* _Work to do_: Write the number of lines holding the word "picture", and nothing else.

* _Record extracts_:
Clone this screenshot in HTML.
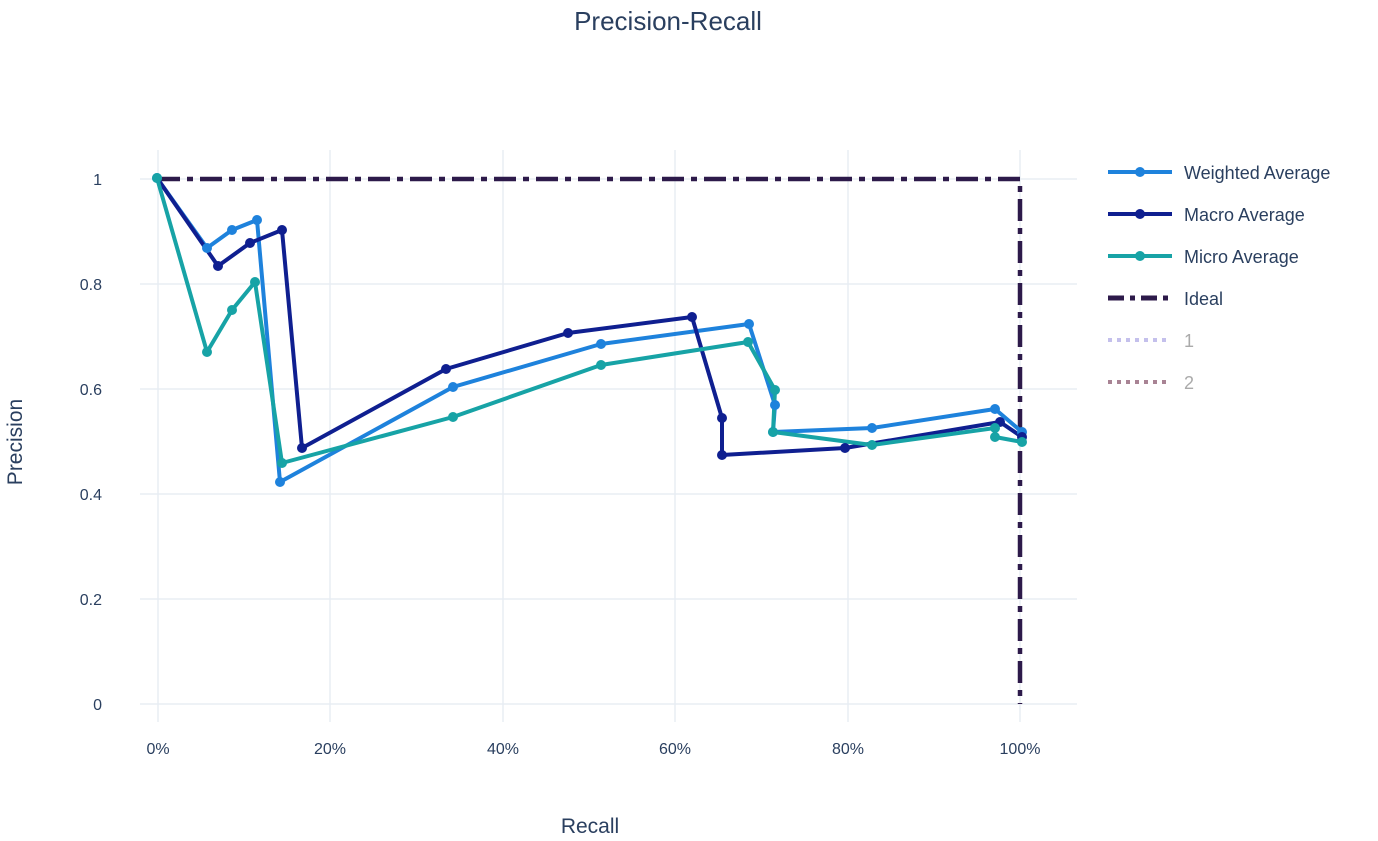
<!DOCTYPE html>
<html><head><meta charset="utf-8"><style>
html,body{margin:0;padding:0;background:#fff;}
svg{display:block;font-family:"Liberation Sans","DejaVu Sans",sans-serif;}
</style></head><body>
<svg width="1378" height="841" viewBox="0 0 1378 841" xmlns="http://www.w3.org/2000/svg">
<rect width="1378" height="841" fill="#fff"/>
<g stroke="#e8edf3" stroke-width="1.5">
<line x1="140" y1="179" x2="1077" y2="179"/>
<line x1="140" y1="284" x2="1077" y2="284"/>
<line x1="140" y1="389" x2="1077" y2="389"/>
<line x1="140" y1="494" x2="1077" y2="494"/>
<line x1="140" y1="599" x2="1077" y2="599"/>
<line x1="140" y1="704" x2="1077" y2="704"/>
<line x1="158" y1="150" x2="158" y2="722"/>
<line x1="330" y1="150" x2="330" y2="722"/>
<line x1="503" y1="150" x2="503" y2="722"/>
<line x1="675" y1="150" x2="675" y2="722"/>
<line x1="848" y1="150" x2="848" y2="722"/>
<line x1="1020" y1="150" x2="1020" y2="722"/>
</g>
<g fill="#2a3f5f" font-size="16" text-anchor="end">
<text x="102" y="185">1</text><text x="102" y="290">0.8</text><text x="102" y="395">0.6</text>
<text x="102" y="500">0.4</text><text x="102" y="605">0.2</text><text x="102" y="710">0</text>
</g>
<g fill="#2a3f5f" font-size="16" text-anchor="middle">
<text x="158" y="754">0%</text><text x="330" y="754">20%</text><text x="503" y="754">40%</text>
<text x="675" y="754">60%</text><text x="848" y="754">80%</text><text x="1020" y="754">100%</text>
</g>
<text x="668" y="30" font-size="26" fill="#2a3f5f" text-anchor="middle">Precision-Recall</text>
<text x="590" y="833" font-size="21" fill="#2a3f5f" text-anchor="middle">Recall</text>
<text x="22" y="442" font-size="21" fill="#2a3f5f" text-anchor="middle" transform="rotate(-90 22 442)">Precision</text>
<polyline points="158,179 1020,179 1020,704" fill="none" stroke="#2d1a4a" stroke-width="4.5" stroke-dasharray="22,7,6,7"/>
<g fill="none" stroke-width="4" stroke-linejoin="round">
<polyline stroke="#1e82dc" points="157,178 207,248 232,230 257,220 280,482 453,387 601,344 749,324 775,405 773,432 872,428 995,409 1022,432"/>
<polyline stroke="#0f1f90" points="157,178 218,266 250,243 282,230 302,448 446,369 568,333 692,317 722,418 722,455 845,448 1000,422 1022,437"/>
<polyline stroke="#17a3a6" points="157,178 207,352 232,310 255,282 282,463 453,417 601,365 748,342 775,390 773,432 872,445 995,428 995,437 1022,442"/>
</g>
<g fill="#1e82dc"><circle cx="157" cy="178" r="5"/><circle cx="207" cy="248" r="5"/><circle cx="232" cy="230" r="5"/><circle cx="257" cy="220" r="5"/><circle cx="280" cy="482" r="5"/><circle cx="453" cy="387" r="5"/><circle cx="601" cy="344" r="5"/><circle cx="749" cy="324" r="5"/><circle cx="775" cy="405" r="5"/><circle cx="773" cy="432" r="5"/><circle cx="872" cy="428" r="5"/><circle cx="995" cy="409" r="5"/><circle cx="1022" cy="432" r="5"/></g>
<g fill="#0f1f90"><circle cx="218" cy="266" r="5"/><circle cx="250" cy="243" r="5"/><circle cx="282" cy="230" r="5"/><circle cx="302" cy="448" r="5"/><circle cx="446" cy="369" r="5"/><circle cx="568" cy="333" r="5"/><circle cx="692" cy="317" r="5"/><circle cx="722" cy="418" r="5"/><circle cx="722" cy="455" r="5"/><circle cx="845" cy="448" r="5"/><circle cx="1000" cy="422" r="5"/><circle cx="1022" cy="437" r="5"/></g>
<g fill="#17a3a6"><circle cx="157" cy="178" r="5"/><circle cx="207" cy="352" r="5"/><circle cx="232" cy="310" r="5"/><circle cx="255" cy="282" r="5"/><circle cx="282" cy="463" r="5"/><circle cx="453" cy="417" r="5"/><circle cx="601" cy="365" r="5"/><circle cx="748" cy="342" r="5"/><circle cx="775" cy="390" r="5"/><circle cx="773" cy="432" r="5"/><circle cx="872" cy="445" r="5"/><circle cx="995" cy="428" r="5"/><circle cx="995" cy="437" r="5"/><circle cx="1022" cy="442" r="5"/></g>
<g stroke-width="4">
<line x1="1108" y1="172" x2="1172" y2="172" stroke="#1e82dc"/><circle cx="1140" cy="172" r="5" fill="#1e82dc"/>
<line x1="1108" y1="214" x2="1172" y2="214" stroke="#0f1f90"/><circle cx="1140" cy="214" r="5" fill="#0f1f90"/>
<line x1="1108" y1="256" x2="1172" y2="256" stroke="#17a3a6"/><circle cx="1140" cy="256" r="5" fill="#17a3a6"/>
<line x1="1108" y1="298" x2="1168" y2="298" stroke="#2d1a4a" stroke-width="5" stroke-dasharray="16,6,5,6"/>
<line x1="1108" y1="340" x2="1168" y2="340" stroke="#c4c0ec" stroke-dasharray="4,5"/>
<line x1="1108" y1="382" x2="1168" y2="382" stroke="#a88394" stroke-dasharray="4,5"/>
</g>
<g font-size="18" fill="#2a3f5f">
<text x="1184" y="179">Weighted Average</text>
<text x="1184" y="221">Macro Average</text>
<text x="1184" y="263">Micro Average</text>
<text x="1184" y="305">Ideal</text>
<text x="1184" y="347" fill="#aaa">1</text>
<text x="1184" y="389" fill="#aaa">2</text>
</g>
</svg>
</body></html>
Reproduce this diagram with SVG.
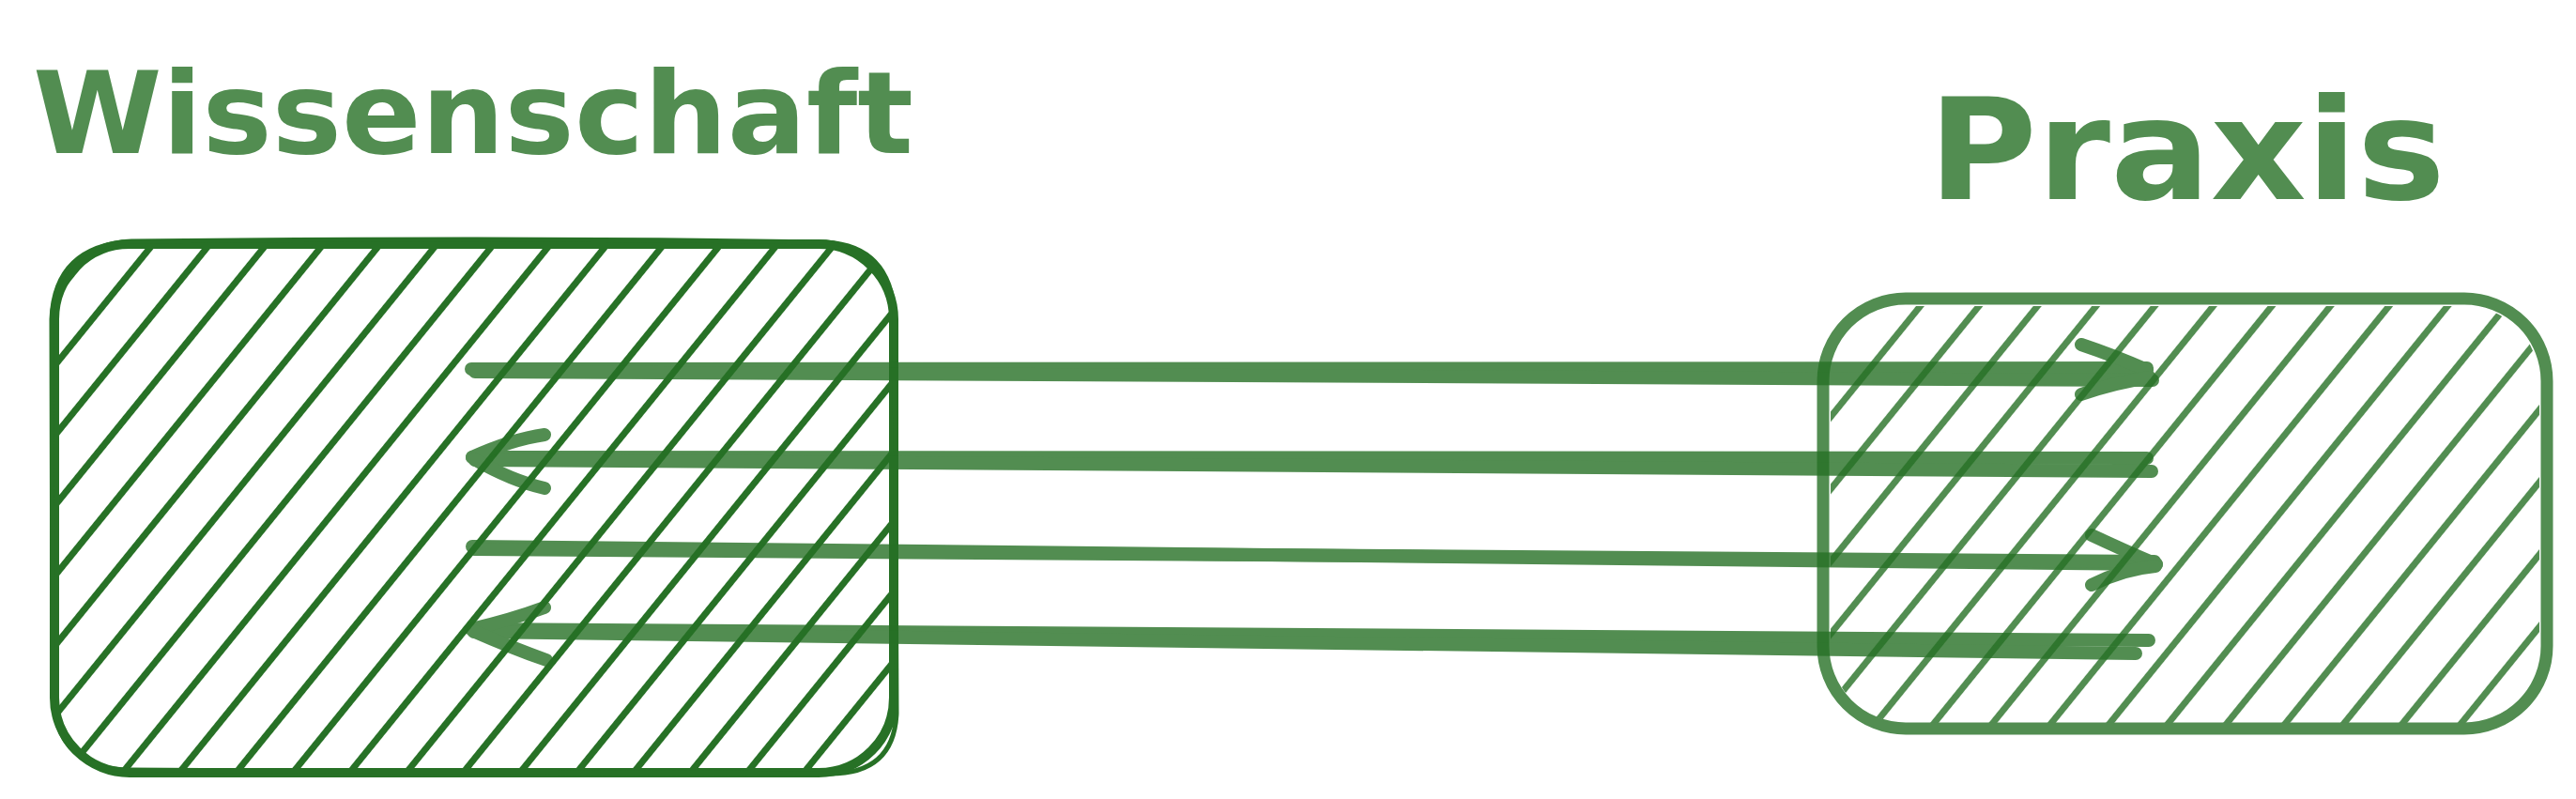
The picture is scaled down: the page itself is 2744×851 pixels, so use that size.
<svg xmlns="http://www.w3.org/2000/svg" width="2744" height="851" viewBox="0 0 2744 851">
  <style>
    .label { font-family: "DejaVu Sans", "Liberation Sans", sans-serif; font-weight: bold; fill: #277126; }
    .outline { fill: none; stroke: #277126; stroke-linecap: round; stroke-linejoin: round; }
    .hach { stroke: #277126; stroke-linecap: round; }
    .conn { fill: none; stroke: #277126; stroke-width: 14; stroke-linecap: round; stroke-linejoin: round; }
    .soft { opacity: 0.8; }
  </style>
  <defs>
    <pattern id="hachL" patternUnits="userSpaceOnUse" width="47" height="1000" patternTransform="translate(163 260) rotate(39) translate(-23.5 0)">
      <line class="hach" x1="23.5" y1="-10" x2="23.5" y2="1010" stroke-width="7"/>
    </pattern>
    <pattern id="hachR" patternUnits="userSpaceOnUse" width="48.5" height="1000" patternTransform="translate(2052 318) rotate(39) translate(-24.25 0)">
      <line class="hach" x1="24.25" y1="-10" x2="24.25" y2="1010" stroke-width="7"/>
    </pattern>
    <clipPath id="clipL"><rect x="60" y="262" width="890" height="559" rx="80"/></clipPath>
    <clipPath id="clipR"><rect x="1950" y="326" width="755" height="444" rx="80"/></clipPath>
  </defs>

  <g id="node-wissenschaft">
    <text class="label soft" x="35" y="163" font-size="121" textLength="938" lengthAdjust="spacingAndGlyphs">Wissenschaft</text>
    <rect x="58" y="260" width="894" height="563" fill="url(#hachL)" clip-path="url(#clipL)"/>
    <rect class="outline" x="58" y="260" width="894" height="563" rx="80" stroke-width="10"/>
    <path class="outline" stroke-width="5" d="M140,257 C420,254 700,255 880,258 Q948,262 953,335 L955,760 Q952,826 880,824 L135,820 Q60,818 56,740 L55,340 Q58,262 140,257"/>
  </g>

  <g id="node-praxis" class="soft">
    <text class="label" x="2054" y="212" font-size="150" textLength="551" lengthAdjust="spacingAndGlyphs">Praxis</text>
    <rect x="1942" y="318" width="771" height="458" fill="url(#hachR)" clip-path="url(#clipR)"/>
    <rect class="outline" x="1942" y="318" width="771" height="458" rx="88" stroke-width="13"/>
  </g>

  <g id="connectors">
    <g id="arrow-1" class="soft">
      <path class="conn" d="M502,393 L2287,392"/>
      <path class="conn" d="M506,396 L2293,405"/>
      <path class="conn" d="M2217,367 Q2250,378 2287,394"/>
      <path class="conn" d="M2217,420 Q2250,408 2290,402"/>
    </g>
    <g id="arrow-2" class="soft">
      <path class="conn" d="M2287,488 L503,487"/>
      <path class="conn" d="M2292,502 L506,490"/>
      <path class="conn" d="M580,463 Q545,468 503,487"/>
      <path class="conn" d="M580,520 Q545,512 505,489"/>
    </g>
    <g id="arrow-3" class="soft">
      <path class="conn" d="M503,582 L2297,601"/>
      <path class="conn" d="M505,585 L2295,598"/>
      <path class="conn" d="M2228,570 Q2260,585 2297,601"/>
      <path class="conn" d="M2228,623 Q2262,606 2296,603"/>
    </g>
    <g id="arrow-4" class="soft">
      <path class="conn" d="M2289,682 L502,670"/>
      <path class="conn" d="M2275,696 L505,673"/>
      <path class="conn" d="M580,647 Q545,660 502,670"/>
      <path class="conn" d="M582,703 Q545,690 504,672"/>
    </g>
  </g>
</svg>
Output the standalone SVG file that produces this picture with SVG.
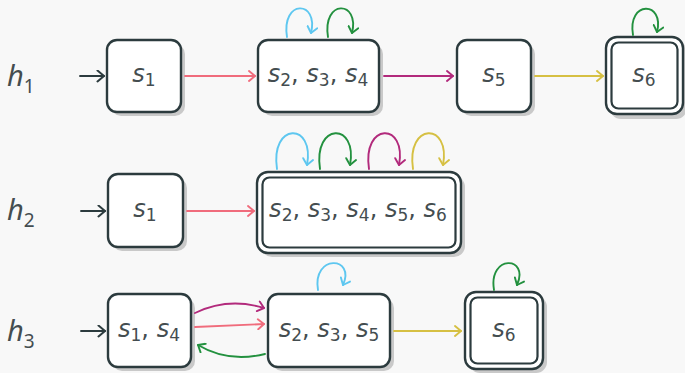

* _Exercise result_: 2